— Given task —
Identify the lines containing the word "this". Copy each one.

— Plotting code records —
-- begin --
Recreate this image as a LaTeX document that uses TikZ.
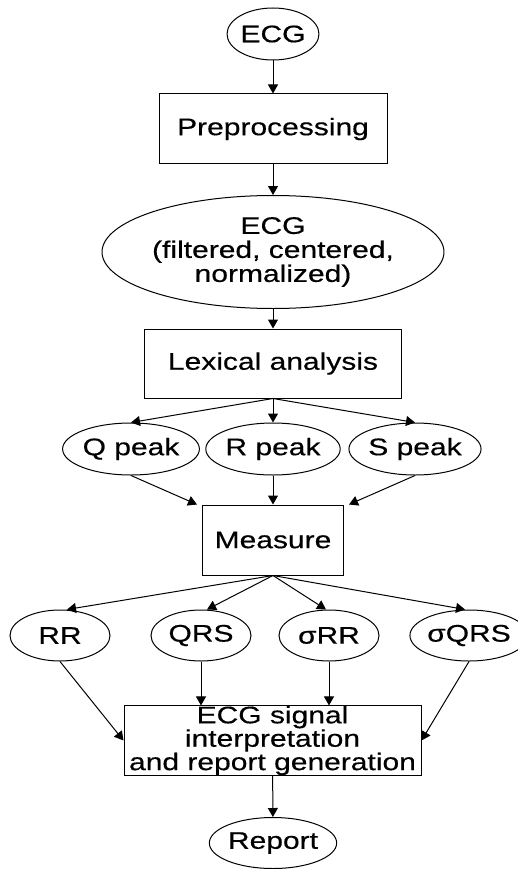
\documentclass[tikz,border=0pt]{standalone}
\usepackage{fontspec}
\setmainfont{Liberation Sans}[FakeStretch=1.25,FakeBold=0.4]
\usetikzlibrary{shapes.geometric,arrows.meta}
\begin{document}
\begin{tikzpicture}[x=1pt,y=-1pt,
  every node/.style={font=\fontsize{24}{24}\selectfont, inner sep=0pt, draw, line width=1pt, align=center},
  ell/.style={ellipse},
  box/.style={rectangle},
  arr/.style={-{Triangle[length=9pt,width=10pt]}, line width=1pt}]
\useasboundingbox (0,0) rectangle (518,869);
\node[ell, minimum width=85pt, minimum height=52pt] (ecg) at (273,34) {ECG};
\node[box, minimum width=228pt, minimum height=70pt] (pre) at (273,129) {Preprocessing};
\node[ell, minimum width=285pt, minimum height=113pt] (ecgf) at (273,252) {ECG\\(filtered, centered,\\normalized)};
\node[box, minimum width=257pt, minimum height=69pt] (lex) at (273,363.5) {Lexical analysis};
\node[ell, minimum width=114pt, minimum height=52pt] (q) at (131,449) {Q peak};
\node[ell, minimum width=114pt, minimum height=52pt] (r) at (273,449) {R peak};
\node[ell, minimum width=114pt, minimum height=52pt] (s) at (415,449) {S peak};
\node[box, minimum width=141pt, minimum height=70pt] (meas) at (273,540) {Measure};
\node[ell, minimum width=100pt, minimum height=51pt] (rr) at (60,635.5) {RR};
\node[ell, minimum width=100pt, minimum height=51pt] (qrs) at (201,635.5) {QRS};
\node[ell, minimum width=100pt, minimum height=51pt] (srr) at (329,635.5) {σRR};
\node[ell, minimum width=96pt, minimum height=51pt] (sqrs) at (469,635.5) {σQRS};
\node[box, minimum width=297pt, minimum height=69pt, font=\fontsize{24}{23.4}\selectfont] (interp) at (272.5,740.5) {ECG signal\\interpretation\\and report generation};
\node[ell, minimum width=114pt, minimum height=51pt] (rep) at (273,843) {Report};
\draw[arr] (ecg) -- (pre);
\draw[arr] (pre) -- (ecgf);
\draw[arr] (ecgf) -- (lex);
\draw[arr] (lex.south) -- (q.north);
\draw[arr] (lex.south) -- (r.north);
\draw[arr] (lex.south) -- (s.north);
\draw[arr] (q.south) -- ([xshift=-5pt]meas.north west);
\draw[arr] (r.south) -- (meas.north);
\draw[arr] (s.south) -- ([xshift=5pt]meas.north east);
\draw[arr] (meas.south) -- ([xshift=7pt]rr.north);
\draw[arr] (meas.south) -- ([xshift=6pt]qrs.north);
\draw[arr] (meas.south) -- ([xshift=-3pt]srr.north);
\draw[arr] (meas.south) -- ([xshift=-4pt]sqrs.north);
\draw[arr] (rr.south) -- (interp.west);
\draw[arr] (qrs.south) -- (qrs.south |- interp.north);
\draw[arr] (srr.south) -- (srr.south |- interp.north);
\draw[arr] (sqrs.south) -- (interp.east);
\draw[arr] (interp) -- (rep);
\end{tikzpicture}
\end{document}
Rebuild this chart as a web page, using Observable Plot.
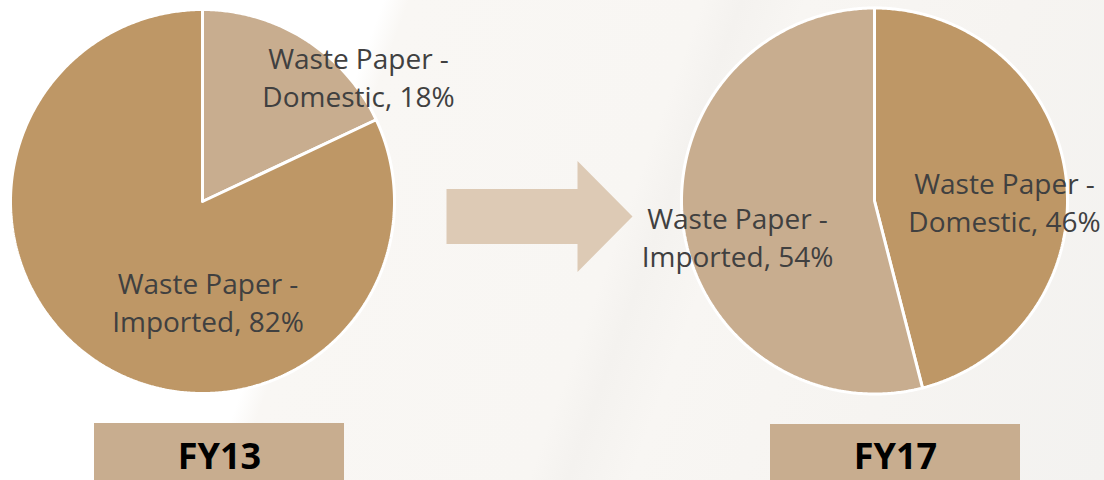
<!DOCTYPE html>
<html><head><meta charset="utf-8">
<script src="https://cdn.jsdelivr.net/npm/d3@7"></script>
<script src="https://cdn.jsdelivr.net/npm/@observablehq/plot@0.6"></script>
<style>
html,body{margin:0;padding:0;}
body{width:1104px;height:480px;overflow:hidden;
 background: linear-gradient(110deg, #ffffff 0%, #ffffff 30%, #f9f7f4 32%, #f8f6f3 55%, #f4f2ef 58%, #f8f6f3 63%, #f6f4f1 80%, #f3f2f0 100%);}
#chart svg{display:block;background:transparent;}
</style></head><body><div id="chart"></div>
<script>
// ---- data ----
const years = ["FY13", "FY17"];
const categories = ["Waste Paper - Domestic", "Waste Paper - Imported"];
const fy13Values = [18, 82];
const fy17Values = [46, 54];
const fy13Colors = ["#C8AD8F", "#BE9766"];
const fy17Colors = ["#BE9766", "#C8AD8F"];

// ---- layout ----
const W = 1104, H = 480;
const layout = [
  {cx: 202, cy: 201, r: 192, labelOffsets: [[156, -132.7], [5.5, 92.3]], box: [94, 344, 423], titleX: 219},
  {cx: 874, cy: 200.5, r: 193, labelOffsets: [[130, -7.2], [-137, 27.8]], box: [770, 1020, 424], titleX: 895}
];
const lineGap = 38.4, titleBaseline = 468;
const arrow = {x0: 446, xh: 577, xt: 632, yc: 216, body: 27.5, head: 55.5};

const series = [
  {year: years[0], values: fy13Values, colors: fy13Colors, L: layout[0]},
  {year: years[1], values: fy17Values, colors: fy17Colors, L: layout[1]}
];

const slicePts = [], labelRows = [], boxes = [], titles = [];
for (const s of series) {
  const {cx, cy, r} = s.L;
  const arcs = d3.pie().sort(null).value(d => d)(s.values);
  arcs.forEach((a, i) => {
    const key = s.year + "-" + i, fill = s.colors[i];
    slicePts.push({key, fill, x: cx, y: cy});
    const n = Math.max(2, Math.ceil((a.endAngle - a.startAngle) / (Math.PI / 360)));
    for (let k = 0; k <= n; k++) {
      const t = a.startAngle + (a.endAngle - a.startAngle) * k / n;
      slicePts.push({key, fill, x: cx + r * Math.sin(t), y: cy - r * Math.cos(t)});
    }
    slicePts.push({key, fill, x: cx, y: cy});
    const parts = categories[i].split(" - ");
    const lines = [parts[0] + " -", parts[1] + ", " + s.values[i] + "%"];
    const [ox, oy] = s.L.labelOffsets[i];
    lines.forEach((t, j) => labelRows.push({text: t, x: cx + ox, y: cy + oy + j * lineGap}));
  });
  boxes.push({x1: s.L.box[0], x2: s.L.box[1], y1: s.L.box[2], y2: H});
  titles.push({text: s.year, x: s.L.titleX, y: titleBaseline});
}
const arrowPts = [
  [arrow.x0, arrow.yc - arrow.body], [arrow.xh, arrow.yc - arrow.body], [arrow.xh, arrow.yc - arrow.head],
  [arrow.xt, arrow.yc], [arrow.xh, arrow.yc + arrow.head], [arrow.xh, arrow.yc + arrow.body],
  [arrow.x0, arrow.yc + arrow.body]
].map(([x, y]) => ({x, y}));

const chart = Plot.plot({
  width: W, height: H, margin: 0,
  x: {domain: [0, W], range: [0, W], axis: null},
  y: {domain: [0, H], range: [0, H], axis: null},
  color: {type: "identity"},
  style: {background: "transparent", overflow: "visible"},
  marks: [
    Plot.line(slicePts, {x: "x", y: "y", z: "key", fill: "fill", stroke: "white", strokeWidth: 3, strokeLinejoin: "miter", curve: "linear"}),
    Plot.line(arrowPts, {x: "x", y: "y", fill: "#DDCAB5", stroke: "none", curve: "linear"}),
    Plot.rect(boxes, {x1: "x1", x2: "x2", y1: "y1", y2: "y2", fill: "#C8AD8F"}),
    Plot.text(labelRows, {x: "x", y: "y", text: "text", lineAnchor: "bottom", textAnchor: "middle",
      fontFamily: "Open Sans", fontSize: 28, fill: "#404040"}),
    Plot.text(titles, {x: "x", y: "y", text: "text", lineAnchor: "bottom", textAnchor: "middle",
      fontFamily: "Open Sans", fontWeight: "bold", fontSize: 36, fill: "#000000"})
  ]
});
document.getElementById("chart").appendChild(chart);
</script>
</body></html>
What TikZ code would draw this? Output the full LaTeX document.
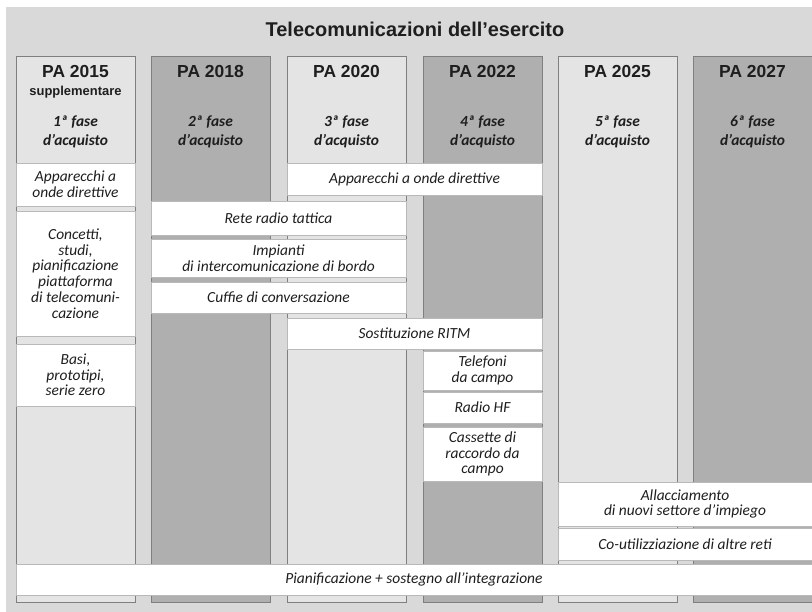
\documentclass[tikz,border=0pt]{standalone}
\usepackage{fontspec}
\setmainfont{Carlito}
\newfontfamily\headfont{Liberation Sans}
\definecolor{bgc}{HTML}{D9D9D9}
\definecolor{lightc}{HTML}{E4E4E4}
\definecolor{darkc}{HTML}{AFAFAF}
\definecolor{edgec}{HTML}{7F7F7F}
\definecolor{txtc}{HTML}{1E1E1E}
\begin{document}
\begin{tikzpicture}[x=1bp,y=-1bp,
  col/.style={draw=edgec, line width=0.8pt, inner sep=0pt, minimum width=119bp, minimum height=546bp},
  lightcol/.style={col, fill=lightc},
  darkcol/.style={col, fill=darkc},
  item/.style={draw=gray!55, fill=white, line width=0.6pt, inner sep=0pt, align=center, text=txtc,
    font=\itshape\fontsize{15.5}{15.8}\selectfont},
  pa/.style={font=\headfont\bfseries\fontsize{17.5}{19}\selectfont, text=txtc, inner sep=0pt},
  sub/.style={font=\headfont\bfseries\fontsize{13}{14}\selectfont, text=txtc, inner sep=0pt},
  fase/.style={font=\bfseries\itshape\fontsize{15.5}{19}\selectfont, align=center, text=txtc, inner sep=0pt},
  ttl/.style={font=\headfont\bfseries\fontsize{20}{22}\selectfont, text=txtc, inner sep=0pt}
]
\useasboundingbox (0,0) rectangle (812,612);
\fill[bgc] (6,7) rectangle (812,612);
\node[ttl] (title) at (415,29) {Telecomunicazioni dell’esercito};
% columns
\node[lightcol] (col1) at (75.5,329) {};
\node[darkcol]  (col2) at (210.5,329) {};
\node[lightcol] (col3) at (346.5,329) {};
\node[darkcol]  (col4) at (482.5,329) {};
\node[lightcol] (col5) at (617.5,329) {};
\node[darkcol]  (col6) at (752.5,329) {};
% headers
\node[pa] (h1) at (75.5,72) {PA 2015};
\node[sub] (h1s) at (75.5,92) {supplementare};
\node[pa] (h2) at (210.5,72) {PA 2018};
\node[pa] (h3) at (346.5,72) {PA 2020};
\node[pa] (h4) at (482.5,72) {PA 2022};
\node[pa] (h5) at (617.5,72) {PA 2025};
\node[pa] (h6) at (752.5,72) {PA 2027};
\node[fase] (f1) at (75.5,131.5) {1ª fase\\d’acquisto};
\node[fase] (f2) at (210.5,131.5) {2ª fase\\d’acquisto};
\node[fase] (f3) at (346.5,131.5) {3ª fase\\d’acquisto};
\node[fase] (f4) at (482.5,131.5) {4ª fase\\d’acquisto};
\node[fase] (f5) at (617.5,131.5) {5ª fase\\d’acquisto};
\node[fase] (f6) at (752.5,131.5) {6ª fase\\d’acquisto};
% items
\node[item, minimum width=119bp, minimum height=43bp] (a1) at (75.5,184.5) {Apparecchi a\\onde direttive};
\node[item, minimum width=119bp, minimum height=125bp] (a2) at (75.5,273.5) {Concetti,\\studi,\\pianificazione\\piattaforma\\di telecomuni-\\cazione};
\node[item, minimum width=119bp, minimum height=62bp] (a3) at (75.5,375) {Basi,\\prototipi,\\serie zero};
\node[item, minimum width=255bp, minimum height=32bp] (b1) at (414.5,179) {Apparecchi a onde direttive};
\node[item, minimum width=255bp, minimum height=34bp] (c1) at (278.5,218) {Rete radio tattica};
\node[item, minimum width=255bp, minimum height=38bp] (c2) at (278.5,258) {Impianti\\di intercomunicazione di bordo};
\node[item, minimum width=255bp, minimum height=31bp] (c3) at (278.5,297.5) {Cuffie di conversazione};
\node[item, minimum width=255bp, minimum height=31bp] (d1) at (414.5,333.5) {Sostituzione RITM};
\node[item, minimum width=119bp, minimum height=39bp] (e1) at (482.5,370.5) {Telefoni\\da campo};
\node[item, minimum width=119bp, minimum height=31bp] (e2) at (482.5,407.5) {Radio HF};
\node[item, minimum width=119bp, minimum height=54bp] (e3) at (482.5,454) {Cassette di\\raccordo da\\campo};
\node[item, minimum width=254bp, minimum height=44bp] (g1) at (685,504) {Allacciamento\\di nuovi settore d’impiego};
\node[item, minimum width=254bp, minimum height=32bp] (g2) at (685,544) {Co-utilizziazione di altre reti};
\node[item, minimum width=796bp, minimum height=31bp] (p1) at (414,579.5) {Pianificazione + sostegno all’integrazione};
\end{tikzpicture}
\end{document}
-- end --
— Expected output —
Recreate this image as a LaTeX document that uses TikZ.
Rebuild this chart as a web page, using Observable Plot.
What TikZ code would draw this? Output the full LaTeX document.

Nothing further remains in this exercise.